OLD ARTICLE – Original posted on December 29, 2014
Firstly, I have no strong conviction on gold. I think that it is largely an ego-based commodity driven by investment fashions. In the short- to medium-term I suspect that the collapsing gold price has less to do with gold and more to do with the strengthening US Dollar (which gold and other commodities are priced in).
The stronger US Dollar is likely to be here for a while, so the Dollar-price of gold is likely to remain depressed.
But, secondly, in South Africa, we actually price gold in Rands… The South African economy (as with most Emerging Markets) is likely to experience weaker currencies for the near-term.
Hence, the Rand-price of gold could well remain flat (or even rise).
That background, though, in my mind is “random walk” and I largely could not care less. I simply present it here as the macro view before I go into some details about why I like (and have bought) Pan Africa Resources Plc (PAN).
What is a mine?
It is a hole in the ground aimed at (profitably) removing whatever substance of value exists at the bottom of said hole.
So what makes for a good mine?
Not commodity price movements, not currency fluctuations, not even the resources at the bottom of the pit… All these variables are outside of management control. There is only one single part of a mine that is under management control and it makes or breaks the quality of the mine: costs.
The cheaper management can dig the hole and the cheaper management can extract the resources from the bottom of it, the better quality the mine is.
End of story.
See the illustration below to see that Pan Africa Resources digs its gold up the cheapest:
Figure: Gold Stock Cost of Production
In other words, Pan Africa Resources is best “quality” gold miner on the JSE.
What are you actually doing when you invest into a mine?
Well, not just are you trying to buy the mine that digs its resources up the cheapest, but you also want to pay as little as possible for those resources. In fact, when you invest into a mine, you are buying the profits of the future production of that mine that currently are still lying in the ground.
So I have built a comparison of the gold counters on the JSE where I look at how much you are paying for the underlying stated gold reserves (i.e. the market cap of the gold stock divided by its stated gold reserves).
Figure: Gold Stock Market Cap / Gold Reserves
What this graph tells us is literally how much are you paying per ounce of gold in the ground for each gold stock.

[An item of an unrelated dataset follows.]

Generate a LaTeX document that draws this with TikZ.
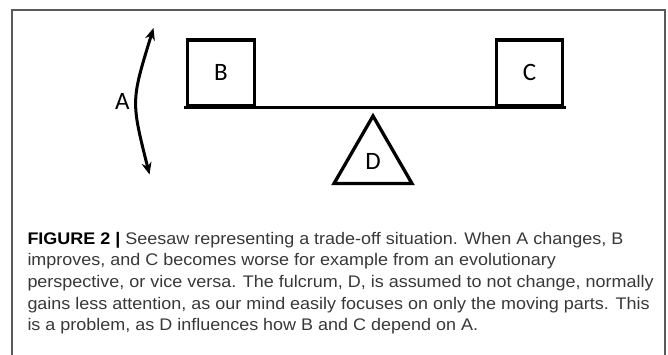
\documentclass[tikz,border=0pt]{standalone}
\usepackage{fontspec}
\setmainfont[FakeStretch=1.07]{Liberation Sans}
\newfontfamily\labelfont{Carlito}
\usetikzlibrary{arrows.meta, shapes.geometric, positioning}
\definecolor{FrameGray}{HTML}{5A5A5A}
\definecolor{CapText}{HTML}{383838}
\tikzset{
  weightbox/.style={rectangle, draw=black, line width=3.3pt,
                    minimum width=66.6pt, minimum height=65.6pt,
                    inner sep=0pt, font=\labelfont\fontsize{25}{25}\selectfont},
  fulcrum/.style={regular polygon, regular polygon sides=3, draw=black,
                  line width=3.3pt, minimum size=90pt, inner sep=0pt,
                  font=\labelfont\fontsize{25}{25}\selectfont},
}
\begin{document}
\begin{tikzpicture}[x=1pt, y=-1pt,
    beam/.style={line width=3.3pt, line cap=rect},
    swing/.style={{Stealth[length=12pt, width=10pt]}-{Stealth[length=12pt, width=10pt]},
                  line width=3pt},
    frameline/.style={draw=FrameGray, line width=1.2pt},
    caption/.style={anchor=base west, align=left, inner sep=0pt, text=CapText,
                    font=\fontsize{16.8}{21.7}\selectfont}
  ]
  \useasboundingbox (0,0) rectangle (668,355);
  % open frame round the figure
  \draw[frameline] (12,355) |- (665,10) -- (665,355);
  \node[weightbox] (B) at (221,72.8) {B};
  \node[weightbox] (C) at (529.5,72.8) {C};
  \draw[beam] (B.south west) -- (C.south east);
  \node[fulcrum] (D) at (373,161) {D};
  % swing of the seesaw
  \coordinate (swingtop) at (153.5,28);
  \coordinate (swingbot) at (149.5,174.5);
  \draw[swing] (swingtop) .. controls (131,101) .. (swingbot);
  \node[font=\labelfont\fontsize{25}{25}\selectfont] (A) at (122.3,101) {A};
  % base anchor sits on the last line
  \node[caption] (cap) at (27.3,330.8)
    {\textbf{\color{black}FIGURE 2 |} Seesaw representing a trade-off situation. When A changes, B\\
     improves, and C becomes worse for example from an evolutionary\\
     perspective, or vice versa. The fulcrum, D, is assumed to not change, normally\\
     gains less attention, as our mind easily focuses on only the moving parts. This\\
     is a problem, as D influences how B and C depend on A.};
\end{tikzpicture}
\end{document}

While Harmony is the cheapest at this moment, it is for good reason: Harmony’s costs of production are amongst the most expensive (see the first graph above). There is little point in having gold at the bottom of a mine if you cannot dig it up profitably.
Once again, then, we can see that Pan Africa Resources is the best choice stock stock, based on this metric.

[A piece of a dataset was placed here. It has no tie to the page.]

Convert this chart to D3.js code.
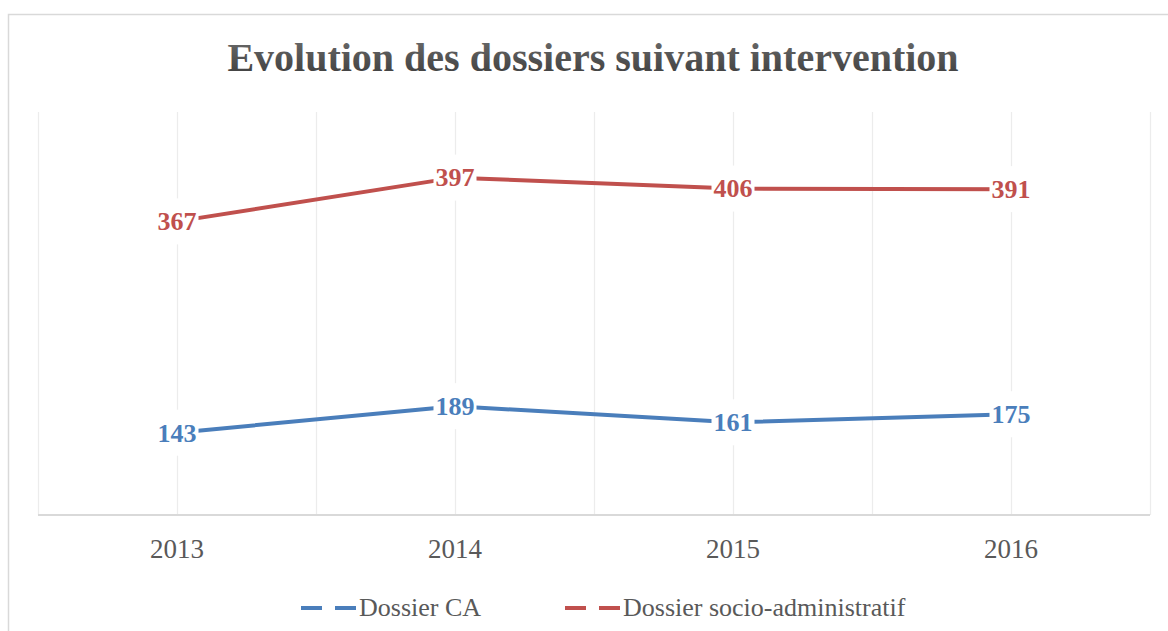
<!DOCTYPE html>
<html><head><meta charset="utf-8">
<script src="https://cdn.jsdelivr.net/npm/d3@7"></script>
<style>body{margin:0;background:#fff;overflow:hidden}</style>
</head><body>
<svg id="c" width="1168" height="631"></svg>
<script>
// ---- data ----
const years = ["2013", "2014", "2015", "2016"];
const dossierCA = [143, 189, 161, 175];
const dossierSocio = [367, 397, 406, 391];
const seriesNames = ["Dossier CA", "Dossier socio-administratif"];
const seriesColors = ["#4a7ebb", "#c0504d"];
const yDomain = [0, 700];
const titleText = "Evolution des dossiers suivant intervention";

// ---- layout ----
const W = 1168, H = 631;
const plot = {left: 38, right: 1150, top: 112, bottom: 515};
const serif = "'Liberation Serif', 'DejaVu Serif', serif";

const svg = d3.select("#c");

// chart frame
svg.append("path")
  .attr("d", `M8.5,${H} L8.5,14.5 L${W},14.5`)
  .attr("fill", "none").attr("stroke", "#d9d9d9").attr("stroke-width", 1.5);

// title gradient
const defs = svg.append("defs");
const grad = defs.append("linearGradient").attr("id", "tg")
  .attr("x1", 0).attr("y1", 0).attr("x2", 0).attr("y2", 1);
grad.append("stop").attr("offset", "0%").attr("stop-color", "#6e6e6e");
grad.append("stop").attr("offset", "100%").attr("stop-color", "#3a3a3a");

svg.append("text")
  .attr("x", 593).attr("y", 71)
  .attr("text-anchor", "middle")
  .attr("font-family", serif).attr("font-weight", "bold")
  .attr("font-size", 40)
  .attr("fill", "url(#tg)")
  .text(titleText);

// scales
const x = d3.scaleBand().domain(years).range([plot.left, plot.right]);
const y = d3.scaleLinear().domain(yDomain).range([plot.bottom, plot.top]);
const cx = d => x(d) + x.bandwidth() / 2;

// rows & stack
const rows = years.map((yr, i) => ({year: yr, ca: dossierCA[i], socio: dossierSocio[i]}));
const keys = ["ca", "socio"];
const stacked = d3.stack().keys(keys)(rows);

// vertical gridlines (band edges and centres)
const gridXs = [];
years.forEach(yr => { gridXs.push(x(yr)); gridXs.push(cx(yr)); });
gridXs.push(plot.right);
svg.append("g").selectAll("line").data(gridXs).join("line")
  .attr("x1", d => Math.round(d) + 0.5).attr("x2", d => Math.round(d) + 0.5)
  .attr("y1", plot.top).attr("y2", plot.bottom)
  .attr("stroke", "#ececec").attr("stroke-width", 1.2);

// x axis
const xAxis = d3.axisBottom(x).tickSize(0).tickPadding(0);
const gx = svg.append("g").attr("transform", `translate(0,${plot.bottom})`).call(xAxis);
gx.select(".domain").attr("stroke", "#d9d9d9").attr("stroke-width", 2)
  .attr("d", `M${plot.left},0H${plot.right}`);
gx.selectAll(".tick text")
  .attr("font-family", serif).attr("font-size", 27)
  .attr("fill", "#595959").attr("dy", null).attr("y", 43);

// lines
const line = d3.line().x(d => cx(d.data.year)).y(d => y(d[1]));
svg.append("g").selectAll("path").data(stacked).join("path")
  .attr("d", s => line(s))
  .attr("fill", "none")
  .attr("stroke", (s, i) => seriesColors[i])
  .attr("stroke-width", 4)
  .attr("stroke-linejoin", "round");

// labels with white boxes
const labG = svg.append("g");
stacked.forEach((s, si) => {
  s.forEach(d => {
    const val = d.data[keys[si]];
    const g = labG.append("g").attr("transform", `translate(${cx(d.data.year)},${y(d[1])})`);
    const t = g.append("text")
      .attr("text-anchor", "middle").attr("dy", "0.34em")
      .attr("font-family", serif).attr("font-weight", "bold")
      .attr("font-size", 26)
      .attr("fill", seriesColors[si])
      .text(val);
    const bb = t.node().getBBox();
    g.insert("rect", "text")
      .attr("x", bb.x - 2).attr("y", -23)
      .attr("width", bb.width + 4).attr("height", 46)
      .attr("fill", "#fff");
  });
});

// legend
const legendItems = [
  {name: seriesNames[0], color: seriesColors[0], x0: 301},
  {name: seriesNames[1], color: seriesColors[1], x0: 565}
];
const lg = svg.append("g").attr("transform", "translate(0,608)");
legendItems.forEach(it => {
  lg.append("line")
    .attr("x1", it.x0).attr("x2", it.x0 + 55).attr("y1", 0).attr("y2", 0)
    .attr("stroke", it.color).attr("stroke-width", 4)
    .attr("stroke-dasharray", "21,13");
  lg.append("text")
    .attr("x", it.x0 + 58).attr("y", 8)
    .attr("font-family", serif).attr("font-size", 26)
    .attr("fill", "#595959")
    .text(it.name);
});
</script>
</body></html>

So, not just can Pan Africa Resource dig the gold out of the ground cheapest, but one is currently paying amongst the least for that gold at the current share price.
Just to put the above two graphs into a matrix, see below. Anything sitting below the line is implied value, anything above the line is implied expensive, as far as investing goes (click on image to enlarge it):
Figure: Gold Stock Matrix
It does not hurt that I am in fact getting Pan Africa’s platinum project for free amongst all of this… I view this as a free option on the PGM sector and platinum price. In conclusion, while I have a fairly neutral view of the gold (and commodity markets, in general), I am not buying Pan Africa Resources for that reason. Rather, I am buying it because the Group digs the cheapest holes-in-the-ground and I am paying the least for what lies at the bottom of those holes.